■ WHAT IS ASKED ■
Retype the material word for word.

##### PROVIDED MATERIAL

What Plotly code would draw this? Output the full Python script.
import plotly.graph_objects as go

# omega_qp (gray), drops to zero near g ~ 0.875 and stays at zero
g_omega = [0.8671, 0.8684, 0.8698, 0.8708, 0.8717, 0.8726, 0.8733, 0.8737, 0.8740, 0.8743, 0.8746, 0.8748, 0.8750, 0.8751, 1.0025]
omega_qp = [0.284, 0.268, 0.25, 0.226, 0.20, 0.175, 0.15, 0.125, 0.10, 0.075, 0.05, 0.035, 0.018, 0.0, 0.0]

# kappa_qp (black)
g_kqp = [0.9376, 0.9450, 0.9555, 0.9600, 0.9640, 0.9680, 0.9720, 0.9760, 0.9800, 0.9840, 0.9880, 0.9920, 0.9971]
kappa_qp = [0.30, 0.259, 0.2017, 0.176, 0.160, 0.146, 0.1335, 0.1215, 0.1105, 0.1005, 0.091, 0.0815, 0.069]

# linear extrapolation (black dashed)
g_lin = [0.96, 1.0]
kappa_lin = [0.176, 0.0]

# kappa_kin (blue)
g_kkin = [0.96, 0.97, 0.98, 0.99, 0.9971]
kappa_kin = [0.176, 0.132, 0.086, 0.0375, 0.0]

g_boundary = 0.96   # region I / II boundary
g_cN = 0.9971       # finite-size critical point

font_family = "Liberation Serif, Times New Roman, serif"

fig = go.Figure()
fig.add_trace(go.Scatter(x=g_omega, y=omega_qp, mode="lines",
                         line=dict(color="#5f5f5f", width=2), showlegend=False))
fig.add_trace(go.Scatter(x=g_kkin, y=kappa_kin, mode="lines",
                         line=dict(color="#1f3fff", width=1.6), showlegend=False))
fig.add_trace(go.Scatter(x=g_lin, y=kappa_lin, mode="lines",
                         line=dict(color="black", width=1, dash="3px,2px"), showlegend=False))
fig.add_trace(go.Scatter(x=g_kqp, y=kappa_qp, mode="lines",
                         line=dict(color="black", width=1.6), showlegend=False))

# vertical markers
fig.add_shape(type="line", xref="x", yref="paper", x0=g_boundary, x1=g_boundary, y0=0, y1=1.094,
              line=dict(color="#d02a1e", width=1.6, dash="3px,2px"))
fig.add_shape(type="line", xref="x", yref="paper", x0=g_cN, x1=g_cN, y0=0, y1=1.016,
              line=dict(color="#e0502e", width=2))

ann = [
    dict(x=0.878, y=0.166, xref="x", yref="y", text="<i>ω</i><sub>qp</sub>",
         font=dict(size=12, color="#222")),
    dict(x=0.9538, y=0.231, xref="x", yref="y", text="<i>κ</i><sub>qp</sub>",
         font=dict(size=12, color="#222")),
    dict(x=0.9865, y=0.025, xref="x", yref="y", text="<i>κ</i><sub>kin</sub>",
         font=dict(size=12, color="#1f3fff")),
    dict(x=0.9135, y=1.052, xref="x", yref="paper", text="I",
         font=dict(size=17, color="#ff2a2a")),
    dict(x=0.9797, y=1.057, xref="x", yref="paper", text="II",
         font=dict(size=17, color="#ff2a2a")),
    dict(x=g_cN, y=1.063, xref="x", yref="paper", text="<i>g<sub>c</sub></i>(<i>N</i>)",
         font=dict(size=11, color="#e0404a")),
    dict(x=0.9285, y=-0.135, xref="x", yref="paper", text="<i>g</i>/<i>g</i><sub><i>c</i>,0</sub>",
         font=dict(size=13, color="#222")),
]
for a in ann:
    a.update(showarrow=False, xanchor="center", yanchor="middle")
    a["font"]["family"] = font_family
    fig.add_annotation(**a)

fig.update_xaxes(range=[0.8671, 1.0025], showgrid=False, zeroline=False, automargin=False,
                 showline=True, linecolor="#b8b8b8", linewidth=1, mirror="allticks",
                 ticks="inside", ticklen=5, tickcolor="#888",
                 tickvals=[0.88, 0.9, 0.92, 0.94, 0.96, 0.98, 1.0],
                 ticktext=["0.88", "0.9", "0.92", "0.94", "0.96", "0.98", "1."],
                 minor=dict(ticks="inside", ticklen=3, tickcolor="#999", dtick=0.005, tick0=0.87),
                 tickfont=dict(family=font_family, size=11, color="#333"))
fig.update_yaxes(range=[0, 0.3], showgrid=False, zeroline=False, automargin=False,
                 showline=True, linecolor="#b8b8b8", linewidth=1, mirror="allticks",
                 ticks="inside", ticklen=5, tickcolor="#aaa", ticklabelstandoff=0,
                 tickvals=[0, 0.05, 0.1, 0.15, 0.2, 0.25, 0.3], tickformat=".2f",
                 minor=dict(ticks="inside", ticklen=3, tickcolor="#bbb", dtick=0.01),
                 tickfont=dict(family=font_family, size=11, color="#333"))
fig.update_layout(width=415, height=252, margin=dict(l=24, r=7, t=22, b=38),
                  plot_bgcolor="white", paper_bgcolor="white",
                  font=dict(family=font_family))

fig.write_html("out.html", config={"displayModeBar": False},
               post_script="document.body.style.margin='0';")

##########

■ REPLY TO THE EXERCISE ■
What Plotly code would draw this? Output the full Python script.
import plotly.graph_objects as go

# omega_qp (gray), drops to zero near g ~ 0.875 and stays at zero
g_omega = [0.8671, 0.8684, 0.8698, 0.8708, 0.8717, 0.8726, 0.8733, 0.8737, 0.8740, 0.8743, 0.8746, 0.8748, 0.8750, 0.8751, 1.0025]
omega_qp = [0.284, 0.268, 0.25, 0.226, 0.20, 0.175, 0.15, 0.125, 0.10, 0.075, 0.05, 0.035, 0.018, 0.0, 0.0]

# kappa_qp (black)
g_kqp = [0.9376, 0.9450, 0.9555, 0.9600, 0.9640, 0.9680, 0.9720, 0.9760, 0.9800, 0.9840, 0.9880, 0.9920, 0.9971]
kappa_qp = [0.30, 0.259, 0.2017, 0.176, 0.160, 0.146, 0.1335, 0.1215, 0.1105, 0.1005, 0.091, 0.0815, 0.069]

# linear extrapolation (black dashed)
g_lin = [0.96, 1.0]
kappa_lin = [0.176, 0.0]

# kappa_kin (blue)
g_kkin = [0.96, 0.97, 0.98, 0.99, 0.9971]
kappa_kin = [0.176, 0.132, 0.086, 0.0375, 0.0]

g_boundary = 0.96   # region I / II boundary
g_cN = 0.9971       # finite-size critical point

font_family = "Liberation Serif, Times New Roman, serif"

fig = go.Figure()
fig.add_trace(go.Scatter(x=g_omega, y=omega_qp, mode="lines",
                         line=dict(color="#5f5f5f", width=2), showlegend=False))
fig.add_trace(go.Scatter(x=g_kkin, y=kappa_kin, mode="lines",
                         line=dict(color="#1f3fff", width=1.6), showlegend=False))
fig.add_trace(go.Scatter(x=g_lin, y=kappa_lin, mode="lines",
                         line=dict(color="black", width=1, dash="3px,2px"), showlegend=False))
fig.add_trace(go.Scatter(x=g_kqp, y=kappa_qp, mode="lines",
                         line=dict(color="black", width=1.6), showlegend=False))

# vertical markers
fig.add_shape(type="line", xref="x", yref="paper", x0=g_boundary, x1=g_boundary, y0=0, y1=1.094,
              line=dict(color="#d02a1e", width=1.6, dash="3px,2px"))
fig.add_shape(type="line", xref="x", yref="paper", x0=g_cN, x1=g_cN, y0=0, y1=1.016,
              line=dict(color="#e0502e", width=2))

ann = [
    dict(x=0.878, y=0.166, xref="x", yref="y", text="<i>ω</i><sub>qp</sub>",
         font=dict(size=12, color="#222")),
    dict(x=0.9538, y=0.231, xref="x", yref="y", text="<i>κ</i><sub>qp</sub>",
         font=dict(size=12, color="#222")),
    dict(x=0.9865, y=0.025, xref="x", yref="y", text="<i>κ</i><sub>kin</sub>",
         font=dict(size=12, color="#1f3fff")),
    dict(x=0.9135, y=1.052, xref="x", yref="paper", text="I",
         font=dict(size=17, color="#ff2a2a")),
    dict(x=0.9797, y=1.057, xref="x", yref="paper", text="II",
         font=dict(size=17, color="#ff2a2a")),
    dict(x=g_cN, y=1.063, xref="x", yref="paper", text="<i>g<sub>c</sub></i>(<i>N</i>)",
         font=dict(size=11, color="#e0404a")),
    dict(x=0.9285, y=-0.135, xref="x", yref="paper", text="<i>g</i>/<i>g</i><sub><i>c</i>,0</sub>",
         font=dict(size=13, color="#222")),
]
for a in ann:
    a.update(showarrow=False, xanchor="center", yanchor="middle")
    a["font"]["family"] = font_family
    fig.add_annotation(**a)

fig.update_xaxes(range=[0.8671, 1.0025], showgrid=False, zeroline=False, automargin=False,
                 showline=True, linecolor="#b8b8b8", linewidth=1, mirror="allticks",
                 ticks="inside", ticklen=5, tickcolor="#888",
                 tickvals=[0.88, 0.9, 0.92, 0.94, 0.96, 0.98, 1.0],
                 ticktext=["0.88", "0.9", "0.92", "0.94", "0.96", "0.98", "1."],
                 minor=dict(ticks="inside", ticklen=3, tickcolor="#999", dtick=0.005, tick0=0.87),
                 tickfont=dict(family=font_family, size=11, color="#333"))
fig.update_yaxes(range=[0, 0.3], showgrid=False, zeroline=False, automargin=False,
                 showline=True, linecolor="#b8b8b8", linewidth=1, mirror="allticks",
                 ticks="inside", ticklen=5, tickcolor="#aaa", ticklabelstandoff=0,
                 tickvals=[0, 0.05, 0.1, 0.15, 0.2, 0.25, 0.3], tickformat=".2f",
                 minor=dict(ticks="inside", ticklen=3, tickcolor="#bbb", dtick=0.01),
                 tickfont=dict(family=font_family, size=11, color="#333"))
fig.update_layout(width=415, height=252, margin=dict(l=24, r=7, t=22, b=38),
                  plot_bgcolor="white", paper_bgcolor="white",
                  font=dict(family=font_family))

fig.write_html("out.html", config={"displayModeBar": False},
               post_script="document.body.style.margin='0';")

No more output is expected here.